Entirely from memory, and dating back a few years to when some of this first "blew up"

IIRC TiVo weren't claiming a patent on "a DVR" but on certain techniques used by most low cost DVRs. In brief, the main patent is on a technique where the supervisory processor takes care of moving blocks of data to and from disk (using DMA on the hard disk controller). The receiver simply dumps data to a block of memory where it's been told to put it by the processor, and the video decoder streams video from the block of memory it's been told to read from.

The key patent is on the method whereby the supervisor processor only keeps track of blocks of data, while hardware takes care of moving/converting the data. For playback, the processor merely has to get some data into memory, then instruct the decoder chip to start reading it - feeding new instructions to the decoder as it eats through the data. If (for example) you skip forward, the processor merely tells the decoder to start again at a new address.

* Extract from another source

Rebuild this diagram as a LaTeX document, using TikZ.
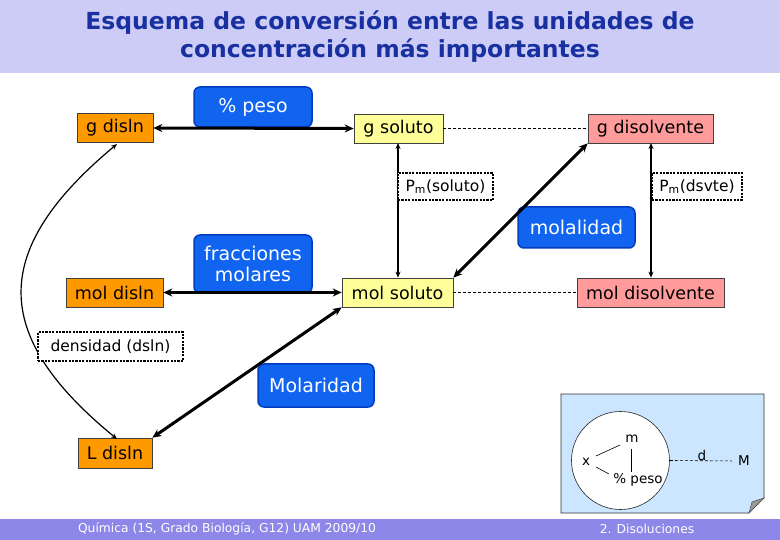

At no time does the processor need to deal with the video/data - only indexes to blocks of data. This means that you only need a low spec (and hence cheap) processor to be able to do some fairly high-end video. Bear in mind that when all this was originally being developed, even "high end" general purpose computers would struggle to do decent video playback.

I took the trouble to read the actual patent a few years ago when there were cries of "Oh no, TiVo has a patent on handling video" - and in particular there was a discussion about where this left MythTV. It doesn't affect MythTV since Myth doesn't use this method of having a low spec processor that merely tells the decoder where to get the data from - the main CPU actually handles the data and feeds it to the GPU (where hardware decoding is used) or does software decode otherwise.

These days, I suspect it wouldn't be hard to build a PVR that didn't infringe on TiVo's patent since even low end processors are quite powerful. But the case in the article will be seeking compensation for all those millions of PVRs already sold.

As an analogy, it's like the difference between a large retailer who handles lots of goods through big warehouses (eg Asda, Amazon) and one who merely operates a marketplace (eg eBay or Amazon marketplace) without actually handling any of the goods itself.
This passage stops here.